How about the interrupts that have already been allocated?

> +}
> +
> +/*
> + * Pick the first online cpu as the irq affinity that can be temporarily used
> + * for composing MSI from the hypervisor. GIC will eventually set the right
> + * affinity for the irq and the 'unmask' will retarget the interrupt to that
> + * cpu.
> + */
> +static int hv_pci_vec_irq_domain_activate(struct irq_domain *domain,
> + struct irq_data *irqd, bool reserve)
> +{
> + int cpu = cpumask_first(cpu_online_mask);
> +
> + irq_data_update_effective_affinity(irqd, cpumask_of(cpu));
> +
> + return 0;
> +}
> +
> +static const struct irq_domain_ops hv_pci_domain_ops = {
> + .alloc = hv_pci_vec_irq_domain_alloc,
> + .free = hv_pci_vec_irq_domain_free,
> + .activate = hv_pci_vec_irq_domain_activate,
> +};
> +
> +static int hv_pci_irqchip_init(void)
> +{
> + static struct hv_pci_chip_data *chip_data;
> + struct fwnode_handle *fn = NULL;
> + int ret = -ENOMEM;
> +
> + chip_data = kzalloc(sizeof(*chip_data), GFP_KERNEL);
> + if (!chip_data)
> + return ret;
> +
> + mutex_init(&chip_data->map_lock);
> + fn = irq_domain_alloc_named_fwnode("Hyper-V ARM64 vPCI");

This will appear in debugfs.
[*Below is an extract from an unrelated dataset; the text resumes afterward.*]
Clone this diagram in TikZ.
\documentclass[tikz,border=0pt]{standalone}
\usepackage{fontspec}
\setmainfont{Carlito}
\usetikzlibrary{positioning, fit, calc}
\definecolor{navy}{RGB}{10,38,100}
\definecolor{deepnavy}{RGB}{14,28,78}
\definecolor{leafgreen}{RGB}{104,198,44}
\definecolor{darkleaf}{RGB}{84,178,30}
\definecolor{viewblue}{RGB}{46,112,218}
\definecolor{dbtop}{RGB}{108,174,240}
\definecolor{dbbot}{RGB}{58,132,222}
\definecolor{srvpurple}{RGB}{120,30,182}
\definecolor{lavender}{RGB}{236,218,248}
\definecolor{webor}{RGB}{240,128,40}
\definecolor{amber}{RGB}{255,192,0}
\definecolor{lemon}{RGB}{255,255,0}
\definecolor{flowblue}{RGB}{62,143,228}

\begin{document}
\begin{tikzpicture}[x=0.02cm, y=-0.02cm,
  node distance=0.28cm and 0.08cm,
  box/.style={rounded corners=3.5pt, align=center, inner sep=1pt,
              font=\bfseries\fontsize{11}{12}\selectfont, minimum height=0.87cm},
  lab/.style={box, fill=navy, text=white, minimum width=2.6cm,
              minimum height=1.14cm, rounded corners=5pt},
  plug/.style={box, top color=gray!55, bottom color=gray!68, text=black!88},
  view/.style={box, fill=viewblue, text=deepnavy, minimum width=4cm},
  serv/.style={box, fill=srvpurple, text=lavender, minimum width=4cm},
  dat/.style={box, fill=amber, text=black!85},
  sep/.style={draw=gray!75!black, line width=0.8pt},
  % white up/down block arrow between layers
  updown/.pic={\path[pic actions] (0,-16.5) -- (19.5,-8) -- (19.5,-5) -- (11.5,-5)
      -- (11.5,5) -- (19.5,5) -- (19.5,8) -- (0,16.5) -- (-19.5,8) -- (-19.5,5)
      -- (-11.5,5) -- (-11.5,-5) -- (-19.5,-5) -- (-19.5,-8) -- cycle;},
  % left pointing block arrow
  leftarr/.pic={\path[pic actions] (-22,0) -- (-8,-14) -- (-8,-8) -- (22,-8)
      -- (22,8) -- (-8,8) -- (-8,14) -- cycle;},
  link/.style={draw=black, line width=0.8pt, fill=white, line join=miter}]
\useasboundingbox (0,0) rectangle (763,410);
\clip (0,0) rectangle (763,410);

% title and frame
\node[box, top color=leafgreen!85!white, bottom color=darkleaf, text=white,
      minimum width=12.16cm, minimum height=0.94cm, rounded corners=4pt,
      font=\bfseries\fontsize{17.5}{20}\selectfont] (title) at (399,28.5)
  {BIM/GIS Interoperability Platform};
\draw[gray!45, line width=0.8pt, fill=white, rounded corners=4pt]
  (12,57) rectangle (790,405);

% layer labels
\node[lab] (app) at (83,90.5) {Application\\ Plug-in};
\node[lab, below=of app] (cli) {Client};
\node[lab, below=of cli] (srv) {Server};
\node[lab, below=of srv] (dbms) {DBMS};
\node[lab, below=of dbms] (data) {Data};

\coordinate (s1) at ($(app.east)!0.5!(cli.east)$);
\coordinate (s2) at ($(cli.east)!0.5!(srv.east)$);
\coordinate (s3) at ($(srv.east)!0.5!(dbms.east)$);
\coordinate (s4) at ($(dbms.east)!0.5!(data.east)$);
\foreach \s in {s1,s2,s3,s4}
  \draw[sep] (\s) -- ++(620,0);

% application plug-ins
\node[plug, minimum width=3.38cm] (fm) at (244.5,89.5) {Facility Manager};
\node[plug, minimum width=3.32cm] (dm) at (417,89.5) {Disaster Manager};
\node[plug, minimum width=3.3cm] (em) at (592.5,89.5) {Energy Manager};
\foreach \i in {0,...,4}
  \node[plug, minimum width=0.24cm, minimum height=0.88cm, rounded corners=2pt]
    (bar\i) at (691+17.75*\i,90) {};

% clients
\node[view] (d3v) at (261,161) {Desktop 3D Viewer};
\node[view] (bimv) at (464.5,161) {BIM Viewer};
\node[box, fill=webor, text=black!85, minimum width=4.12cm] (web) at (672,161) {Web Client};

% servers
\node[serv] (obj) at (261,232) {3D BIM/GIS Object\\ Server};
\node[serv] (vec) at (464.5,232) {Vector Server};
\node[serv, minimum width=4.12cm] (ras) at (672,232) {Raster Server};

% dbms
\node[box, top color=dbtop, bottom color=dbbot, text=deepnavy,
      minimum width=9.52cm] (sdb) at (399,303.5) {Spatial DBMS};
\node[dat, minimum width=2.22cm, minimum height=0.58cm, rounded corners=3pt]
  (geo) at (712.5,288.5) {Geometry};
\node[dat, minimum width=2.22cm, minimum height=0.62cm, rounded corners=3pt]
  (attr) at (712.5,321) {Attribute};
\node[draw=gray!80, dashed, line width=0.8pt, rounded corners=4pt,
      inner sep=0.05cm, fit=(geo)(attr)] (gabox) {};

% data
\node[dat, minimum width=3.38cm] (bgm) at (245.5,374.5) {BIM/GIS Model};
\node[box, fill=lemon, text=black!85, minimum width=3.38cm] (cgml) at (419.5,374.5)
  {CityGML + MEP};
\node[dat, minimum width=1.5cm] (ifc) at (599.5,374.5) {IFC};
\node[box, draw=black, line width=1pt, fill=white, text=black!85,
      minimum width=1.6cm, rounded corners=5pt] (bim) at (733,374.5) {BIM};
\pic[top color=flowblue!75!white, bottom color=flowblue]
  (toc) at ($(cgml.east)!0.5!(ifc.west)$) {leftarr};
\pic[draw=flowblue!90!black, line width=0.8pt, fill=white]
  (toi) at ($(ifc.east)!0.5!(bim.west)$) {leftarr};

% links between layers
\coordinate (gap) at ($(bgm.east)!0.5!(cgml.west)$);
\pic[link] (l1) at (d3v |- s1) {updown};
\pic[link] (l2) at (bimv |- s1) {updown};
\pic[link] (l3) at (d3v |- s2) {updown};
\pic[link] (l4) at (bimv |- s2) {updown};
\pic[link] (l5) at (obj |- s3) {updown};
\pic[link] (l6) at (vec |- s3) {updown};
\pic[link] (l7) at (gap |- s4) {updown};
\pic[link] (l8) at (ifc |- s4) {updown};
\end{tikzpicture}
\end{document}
I'd rather you keep it short, sweet and
without spaces. "hv_vpci_arm64" seems better to me.

> + if (!fn)
> + goto free_chip;
> +
> + /*
> + * IRQ domain once enabled, should not be removed since there is no
> + * way to ensure that all the corresponding devices are also gone and
> + * no interrupts will be generated.
> + */
> + hv_msi_gic_irq_domain = acpi_irq_create_hierarchy(0, HV_PCI_MSI_SPI_NR,
> + fn, &hv_pci_domain_ops,
> + chip_data);
> +
> + if (!hv_msi_gic_irq_domain) {
> + pr_err("Failed to create Hyper-V arm64 vPCI MSI IRQ domain\n");
> + goto free_chip;
> + }
> +
> + return 0;
> +
> +free_chip:
> + kfree(chip_data);
> + if (fn)
> + irq_domain_free_fwnode(fn);
> +
> + return ret;
> +}
> +
> +static struct irq_domain *hv_pci_get_root_domain(void)
> +{
> + return hv_msi_gic_irq_domain;
> +}
> +#endif /* CONFIG_ARM64 */
>
> /**
> * hv_pci_generic_compl() - Invoked for a completion packet
> @@ -1227,6 +1424,8 @@ static void hv_msi_free(struct irq_domain *domain, struct msi_domain_info *info,
> static void hv_irq_mask(struct irq_data *data)
> {
> pci_msi_mask_irq(data);
> + if (data->parent_data->chip->irq_mask)
> + irq_chip_mask_parent(data);
> }
>
> /**
> @@ -1343,6 +1542,8 @@ static void hv_irq_unmask(struct irq_data *data)
> dev_err(&hbus->hdev->device,
> "%s() failed: %#llx", __func__, res);
>
> + if (data->parent_data->chip->irq_unmask)
> + irq_chip_unmask_parent(data);
> pci_msi_unmask_irq(data);
> }
>
> @@ -1619,6 +1820,7 @@ static struct irq_chip hv_msi_irq_chip = {
> .irq_compose_msi_msg = hv_compose_msi_msg,
> .irq_set_affinity = irq_chip_set_affinity_parent,
> .irq_ack = irq_chip_ack_parent,
> + .irq_eoi = irq_chip_eoi_parent,
> .irq_mask = hv_irq_mask,
> .irq_unmask = hv_irq_unmask,

You probably want to avoid unconditionally setting callbacks that may
have side effects on another architecture (ack on arm64, eoi on x86).

M.

--
Without deviation from the norm, progress is not possible.